# Galaxies Lecture 22

### Tidal Forces

In addition to the normal tidal forces which act to stretch an orbitting body along the radial action of gravity, tidal shear results when an object (like a globular cluster) differentially orbits around a massive body (that is, the near edge is moving in orbit more quickly than the far edge). The degree of shear depends on the relation between the differential rotation and the self-gravity of the system. In practice, we are in a rotating frame (our sun) which is also rotating, so we either need to find an inertial frame of reference or account for the Coriolis forces.

In a rotating frame, the force per unit mass is:

${\displaystyle {\ddot {R}}=-{\theta ^{2} \over R}+R\Omega ^{2}\,\!}$

where R is the distance from the galactic center.

{\displaystyle {\begin{aligned}{\frac {d}{dR}}{F_{R}}r&=\left({\theta \over R^{2}}-{2\theta \over R}{\frac {d}{dR}}{\theta }+\Omega ^{2}\right)r\\&=2r\Omega _{0}\left(\Omega _{0}-{\frac {d}{dR}}{\theta }{\bigg |}_{R_{0}}\right)\\\end{aligned}}\,\!}

where ${\displaystyle \Omega _{0}=A-B}$, where A and B are the Oort constants. We may then write the condition for stability as:

${\displaystyle {{\frac {d}{dR}}{F_{R}}r\geq 4r(A-B)}\,\!}$

where ${\displaystyle r}$ is the distance across the orbitting body. Futhermore, the acceleration from self-gravity on the cluster is:

${\displaystyle g={F \over m_{*}}={GM \over r^{2}}={G{\frac {4}{3}}\pi \rho _{cc}r^{3} \over r^{2}}\,\!}$

Thus, the condition for stability is:

${\displaystyle {\rho _{cc}\geq {3 \over \pi G}A(A-B)}\,\!}$

If a cluster were hypothetically in the solar neighborhood, this would come out to be:

${\displaystyle \rho _{cc}\geq {3\cdot 235\cdot 15\cdot 25 \over 10^{6}}=8.4\cdot 10^{-2}{M_{\odot } \over pc^{3}}\,\!}$

In fact, as has been stated many times, the density in the solar neighborhood is ${\displaystyle 0.1{M_{\odot } \over pc^{3}}}$, so such objects in our neighborhood would be tidally stable.
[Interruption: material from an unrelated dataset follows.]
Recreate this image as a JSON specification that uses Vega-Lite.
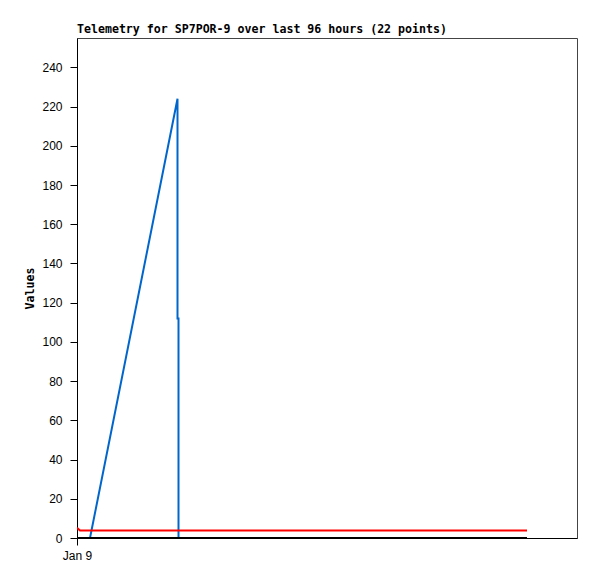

For another case, suppose we are in an inertial frame (we are the galaxy). In this case, we have no Coriolis term:

{\displaystyle {\begin{aligned}{F_{R} \over m}&=-{\theta _{c}^{2} \over R}\\{\frac {d}{dR}}{F_{R}}&={\theta _{c}^{2} \over R^{2}}-2{\theta _{c} \over R}{\frac {d}{dR}}{\theta _{c}}\\\end{aligned}}\,\!}

where ${\displaystyle \theta _{c}}$ is the circular angular velocity of our galaxy around the center of mass. Using ${\displaystyle g={\frac {4}{3}}\pi \rho _{r}r^{2}{G \over r^{2}}}$, we have the condition for stability is:

${\displaystyle {\frac {d}{dR}}{F_{R}}r<{GM \over r^{2}}\,\!}$
${\displaystyle {\left({\theta _{c}^{2} \over R^{2}}-2{\theta _{c} \over R}{\frac {d}{dR}}{\theta _{c}}\right)r<{\frac {4}{3}}\pi G\rho _{cc}}\,\!}$

If we assume we have a flat rotation curve, then ${\displaystyle {\frac {d}{dR}}{\theta _{c}}=0}$, so we have

${\displaystyle {\rho _{cc}={3 \over 4\pi G}{\theta _{c}^{2} \over R^{2}}={3 \over 4\pi G}\Omega ^{2}}\,\!}$

For a dwarf galaxy at 50 kpc, this comes to:

${\displaystyle \rho _{gal}={3\cdot 235\cdot 220^{2} \over 4\pi (50\cdot 10^{3})^{2}}=1.1\cdot 10^{-3}{M_{\odot } \over pc^{3}}\,\!}$

We can estimate the density of a dwarf galaxy: it has ${\displaystyle 10^{6}}$ stars and has a diameter of about ${\displaystyle 1kpc}$, so we have ${\displaystyle \rho _{cc}\sim 10^{-3}{M_{\odot } \over pc^{3}}}$, so this galaxy would be on the border of stable. Anything closer (like the Sagittarius Dwarf) will get totally ruined. By the way, the “235” in the above equations is ${\displaystyle G}$ in units of km, s, and pc’s.